As the effect of TPE at the proposed kinematics is expected to be on order of a percent, control of systematics will be critical to these measurements. It is a significant benefit that the observable is a cross section ratio using the same nuclear target and spectrometer, resulting in the cancellation of many systematic effects.

To first order, target density normalization cancels in cross section ratios using the same target. However, possible long-scale variations of the target parameters could mean changes in target density. Such effects could be mitigated by switching between electron and positron beams on very short timescales. From a technical perspective, this may not be possible.
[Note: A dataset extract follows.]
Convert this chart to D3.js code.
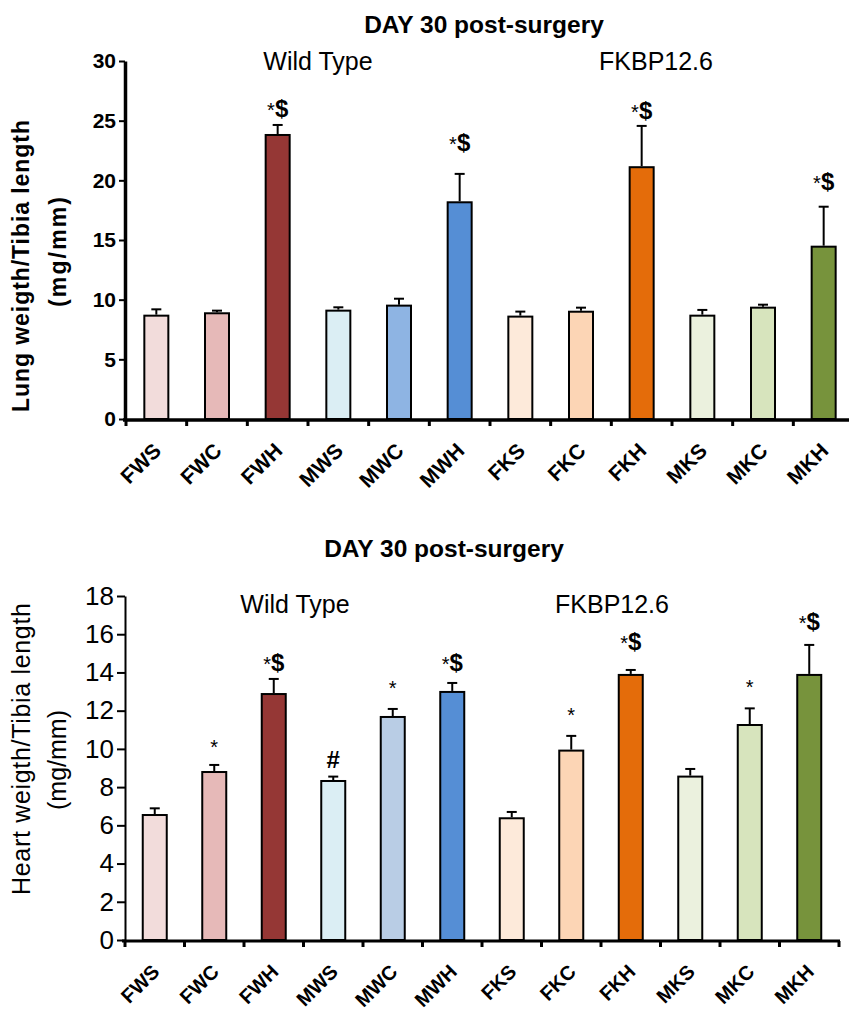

In the extreme case where the entire run is split between an electron and positron period, the target parameters would have to be carefully monitored to ensure stability.

Ideally, the spectrometer optics for electrons and positrons would be identical up to a sign, resulting in the cancellation of spectrometer acceptance. In practice, this is not always the case. Small changes in the optics between spectrometer polarities could create different acceptances for electrons and positrons. This would require careful study and possible correction.

Lastly, while accounting for beam or target polarizations can add significant uncertainties to spin-based measurements of TPE (such as SSAs), measurements of the \(e^+/e^-\) ratio are fully unpolarized. Therefore, they are not subject to uncertainties arising from polarization measurements.

4 Summary

Box diagrams are a significant source of radiative corrections to nuclear interactions, yet theoretical calculations of box diagrams include large uncertainties and model dependence. Two-photon exchange is an experimentally accessible process that can provide a critical benchmark for theoretical calculations. Existing measurements of SSAs arising from the imaginary part of the TPE amplitude indicate that theory could be inadequate for calculating TPE with nuclei. The \(e^+/e^-\) elastic cross section ratio is sensitive to the real part of the TPE diagram. While this ratio has been measured on the proton, no measurements on complex nuclei exist. This proposed 19-day program would carry out measurements of the \(e^+/e^-\) ratio on \(^4\)He to 0.1% statistical precision at three kinematic settings. A low-Z nucleus was chosen to minimize Coulomb distortions, which grow with Z and would overwhelm TPE in a heavier nucleus. This measurement, which provides a complementary TPE benchmark to existing SSA measurements, would be made possible by the addition of a positron source to CEBAF at Jefferson Lab.